*WORK REQUIRED*. Below, locate the line that contains "Generate a component". Repeat exactly from that line to the line that contains "import * as", inclusive, leaving out the pictures.

*DATASET CONTENT*.
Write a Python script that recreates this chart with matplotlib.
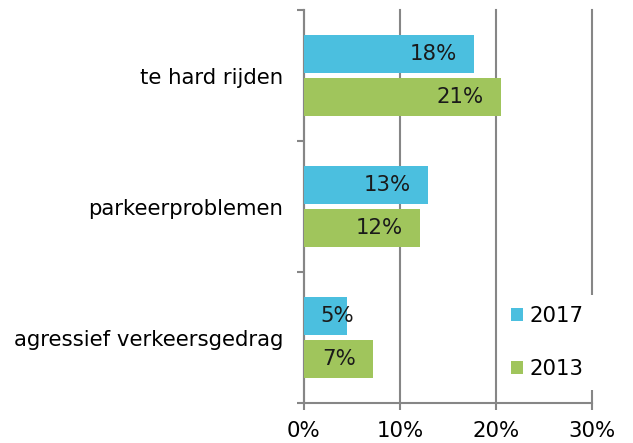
import numpy as np
from matplotlib import pyplot as plt
from matplotlib.ticker import FixedLocator, PercentFormatter

categories = ['te hard rijden', 'parkeerproblemen', 'agressief verkeersgedrag']
values_2017 = [17.7, 12.9, 4.5]
values_2013 = [20.5, 12.1, 7.2]
labels_2017 = ['18%', '13%', '5%']
labels_2013 = ['21%', '12%', '7%']
series_names = ['2017', '2013']

color_2017 = '#4bbfdf'
color_2013 = '#a0c55c'
axis_grey = '#868686'
font_size = 15.3

plt.rcParams['font.family'] = ['DejaVu Sans']

fig = plt.figure(figsize=(6.33, 4.43), dpi=100)
ax = fig.add_axes([0.480, 0.0903, 0.455, 0.887])

y = np.arange(len(categories))
bar_h = 0.29
offset = 0.163

bars_a = ax.barh(y - offset, values_2017, height=bar_h, color=color_2017, label=series_names[0], zorder=3)
bars_b = ax.barh(y + offset, values_2013, height=bar_h, color=color_2013, label=series_names[1], zorder=3)


def put_labels(bars, vals, texts):
    for bar, v, t in zip(bars, vals, texts):
        yc = bar.get_y() + bar.get_height() / 2
        if v < 6:
            # too short for inside end, Excel pushes it to the start
            ax.annotate(t, (0, yc), xytext=(17, 0), textcoords='offset pixels',
                        ha='left', va='center', fontsize=font_size, color='#1a1a1a', zorder=4)
        else:
            ax.annotate(t, (v, yc), xytext=(-17, 0), textcoords='offset pixels',
                        ha='right', va='center', fontsize=font_size, color='#1a1a1a', zorder=4)


put_labels(bars_a, values_2017, labels_2017)
put_labels(bars_b, values_2013, labels_2013)

ax.set_xlim(0, 30)
ax.set_ylim(2.5, -0.5)
ax.set_xticks([0, 10, 20, 30])
ax.xaxis.set_major_formatter(PercentFormatter(decimals=0))
ax.set_yticks(y)
ax.set_yticklabels(categories)
ax.yaxis.set_minor_locator(FixedLocator([-0.5, 0.5, 1.5, 2.5]))

ax.tick_params(axis='y', which='major', length=0, pad=15, labelsize=font_size)
ax.tick_params(axis='y', which='minor', length=5, width=1.5, color=axis_grey, direction='out')
ax.tick_params(axis='x', which='major', length=5, width=1.5, color=axis_grey, pad=8, labelsize=font_size)

ax.grid(axis='x', color=axis_grey, linewidth=1.5, zorder=1)
for gl in ax.get_xgridlines():
    gl.set_clip_on(False)
ax.set_axisbelow(True)

for side in ['top', 'right']:
    ax.spines[side].set_visible(False)
for side in ['left', 'bottom']:
    ax.spines[side].set_color(axis_grey)
    ax.spines[side].set_linewidth(1.5)

leg = ax.legend(loc='upper left', bbox_to_anchor=(0.683, 0.274), borderaxespad=0, borderpad=0.5,
                frameon=True, fancybox=False, edgecolor='none', facecolor='white', framealpha=1,
                fontsize=font_size, handlelength=0.565, handleheight=0.565, handletextpad=0.3,
                labelspacing=1.55)
leg.set_zorder(5)

fig.savefig('out.png', dpi=100)
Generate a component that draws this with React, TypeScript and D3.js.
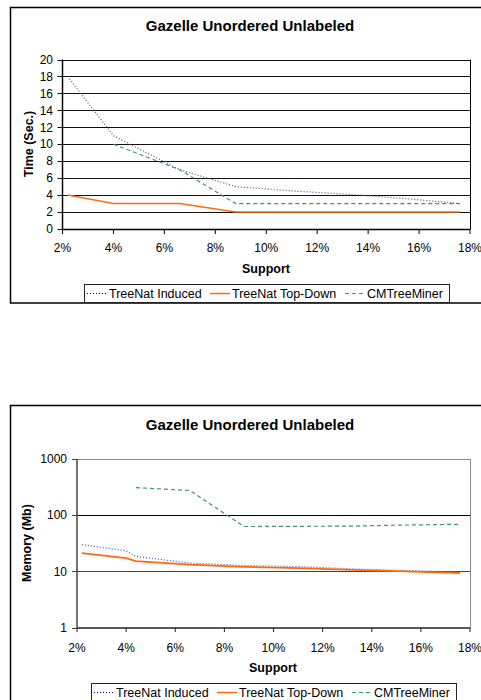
import React from "react";
import * as d3 from "d3";

const support = [2.2, 4.0, 4.4, 6.6, 8.8, 11.0, 13.2, 15.4, 17.6];
const timeInduced = [18, 11, null, 7, 5, 4.5, 4.1, 3.6, 3.0];
const timeTopDown = [4, 3, null, 3, 2, 2, 2, 2, 2];
const timeCM = [null, 10, null, 7, 3, 3, 3, 3, 3];
const memInduced = [30, 23.3, 18.5, 14.1, 12.8, 12.2, 11.1, 10.4, 9.8];
const memTopDown = [21.2, 17.3, 15.3, 13.2, 12.1, 11.5, 10.7, 10.0, 9.4];
const memCM = [null, null, 310, 275, 63, 63.5, 64, 67, 69];
const xTicks = [2, 4, 6, 8, 10, 12, 14, 16, 18];
const timeTicks = [0, 2, 4, 6, 8, 10, 12, 14, 16, 18, 20];
const memTicks = [1, 10, 100, 1000];
const seriesNames = ["TreeNat Induced", "TreeNat Top-Down", "CMTreeMiner"];
const title = "Gazelle Unordered Unlabeled";

const FONT = "'Liberation Sans', Arial, Helvetica, sans-serif";
const COLORS = ["#4a4aa8", "#ff6a10", "#3a9a6a"];
const DASH = ["1,2", null, "4,3"];

function pts(vals: (number | null)[]) {
  return support
    .map((s, i) => [s, vals[i]] as [number, number | null])
    .filter((d) => d[1] !== null) as [number, number][];
}

function Legend({ x, y, w, starts }: { x: number; y: number; w: number; starts: number[] }) {
  return (
    <g>
      <rect x={x + 0.5} y={y + 0.5} width={w} height={18} fill="#fff" stroke="#222" strokeWidth={1} />
      {seriesNames.map((n, i) => (
        <g key={n}>
          <line
            x1={starts[i]}
            x2={starts[i] + 20}
            y1={y + 9.5}
            y2={y + 9.5}
            stroke={i === 0 ? "#000080" : COLORS[i]}
            strokeWidth={i === 1 ? 1.5 : 1}
            strokeDasharray={DASH[i] ?? undefined}
          />
          <text x={starts[i] + 22} y={y + 14} fontSize={12.5} fontFamily={FONT} fill="#000">
            {n}
          </text>
        </g>
      ))}
    </g>
  );
}

function TimeChart() {
  const x = d3.scaleLinear().domain([2, 18]).range([62.5, 470]);
  const y = d3.scaleLinear().domain([0, 20]).range([229, 59.5]);
  const line = d3
    .line<[number, number]>()
    .x((d) => x(d[0]))
    .y((d) => y(d[1]));
  const series = [timeInduced, timeTopDown, timeCM];
  return (
    <g>
      <rect x={10.5} y={7.5} width={480} height={295.5} fill="#fff" stroke="#000" strokeWidth={1.5} />
      <text x={250} y={31} textAnchor="middle" fontSize={15} fontWeight="bold" fontFamily={FONT}>
        {title}
      </text>
      {timeTicks.map((t) => (
        <g key={t}>
          <line x1={x(2) - 5} x2={470} y1={Math.round(y(t)) + 0.5} y2={Math.round(y(t)) + 0.5} stroke="#111" strokeWidth={1} />
          <text x={53} y={y(t) + 4.2} textAnchor="end" fontSize={12} fontFamily={FONT}>
            {t}
          </text>
        </g>
      ))}
      <line x1={470.5} x2={470.5} y1={59.5} y2={229} stroke="#000" />
      <line x1={62.5} x2={62.5} y1={59.5} y2={229} stroke="#000" strokeWidth={1.5} />
      <line x1={62.5} x2={470} y1={229.5} y2={229.5} stroke="#000" strokeWidth={1.5} />
      {xTicks.map((t) => (
        <g key={t}>
          <line x1={x(t)} x2={x(t)} y1={229} y2={234} stroke="#000" />
          <text x={x(t)} y={251.5} textAnchor="middle" fontSize={12} fontFamily={FONT}>
            {t}%
          </text>
        </g>
      ))}
      <text x={266} y={272.5} textAnchor="middle" fontSize={12.5} fontWeight="bold" fontFamily={FONT}>
        Support
      </text>
      <text
        transform={`translate(32.5,144) rotate(-90)`}
        textAnchor="middle"
        fontSize={12.5}
        fontWeight="bold"
        fontFamily={FONT}
      >
        Time (Sec.)
      </text>
      {series.map((s, i) => (
        <path
          key={i}
          d={line(pts(s)) ?? ""}
          fill="none"
          stroke={COLORS[i]}
          strokeWidth={i === 1 ? 1.5 : 1.2}
          strokeDasharray={DASH[i] ?? undefined}
        />
      ))}
      <Legend x={84} y={284} w={365} starts={[87, 210, 345]} />
    </g>
  );
}

function MemChart() {
  const x = d3.scaleLinear().domain([2, 18]).range([77, 470]);
  const y = d3.scaleLog().domain([1, 1000]).range([627.7, 459]);
  const line = d3
    .line<[number, number]>()
    .x((d) => x(d[0]))
    .y((d) => y(d[1]));
  const series = [memInduced, memTopDown, memCM];
  return (
    <g>
      <rect x={10.5} y={405.5} width={480} height={400} fill="#fff" stroke="#000" strokeWidth={1.5} />
      <text x={250} y={430} textAnchor="middle" fontSize={15} fontWeight="bold" fontFamily={FONT}>
        {title}
      </text>
      <line x1={77} x2={470} y1={459.5} y2={459.5} stroke="#888" />
      <line x1={470.5} x2={470.5} y1={459} y2={628} stroke="#888" />
      {memTicks.map((t) => (
        <g key={t}>
          {t === 10 || t === 100 ? (
            <line x1={77} x2={470} y1={Math.round(y(t)) + 0.5} y2={Math.round(y(t)) + 0.5} stroke={t === 100 ? "#000" : "#444"} />
          ) : null}
          <line x1={72} x2={77} y1={Math.round(y(t)) + 0.5} y2={Math.round(y(t)) + 0.5} stroke="#444" />
          <text x={67} y={y(t) + 4.2} textAnchor="end" fontSize={12} fontFamily={FONT}>
            {t}
          </text>
        </g>
      ))}
      <line x1={77} x2={77} y1={459} y2={628} stroke="#444" strokeWidth={1.5} />
      <line x1={77} x2={470} y1={628} y2={628} stroke="#222" strokeWidth={1.5} />
      {xTicks.map((t) => (
        <g key={t}>
          <line x1={x(t)} x2={x(t)} y1={628} y2={632} stroke="#222" />
          <text x={x(t)} y={651.5} textAnchor="middle" fontSize={12} fontFamily={FONT}>
            {t}%
          </text>
        </g>
      ))}
      <text x={273} y={672} textAnchor="middle" fontSize={12.5} fontWeight="bold" fontFamily={FONT}>
        Support
      </text>
      <text
        transform={`translate(31,543) rotate(-90)`}
        textAnchor="middle"
        fontSize={12.5}
        fontWeight="bold"
        fontFamily={FONT}
      >
        Memory (Mb)
      </text>
      {series.map((s, i) => (
        <path
          key={i}
          d={line(pts(s)) ?? ""}
          fill="none"
          stroke={COLORS[i]}
          strokeWidth={i === 1 ? 1.8 : 1.2}
          strokeDasharray={DASH[i] ?? undefined}
        />
      ))}
      <Legend x={91} y={683} w={365} starts={[94, 217, 352]} />
    </g>
  );
}

export default function App() {
  return (
    <svg
      width={481}
      height={700}
      style={{ position: "absolute", left: 0, top: 0, background: "#fff" }}
      xmlns="http://www.w3.org/2000/svg"
    >
      <rect width={481} height={700} fill="#fff" />
      <TimeChart />
      <MemChart />
    </svg>
  );
}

*RESULT OF THE TASK*.
Generate a component that draws this with React, TypeScript and D3.js.
import React from "react";
import * as d3 from "d3";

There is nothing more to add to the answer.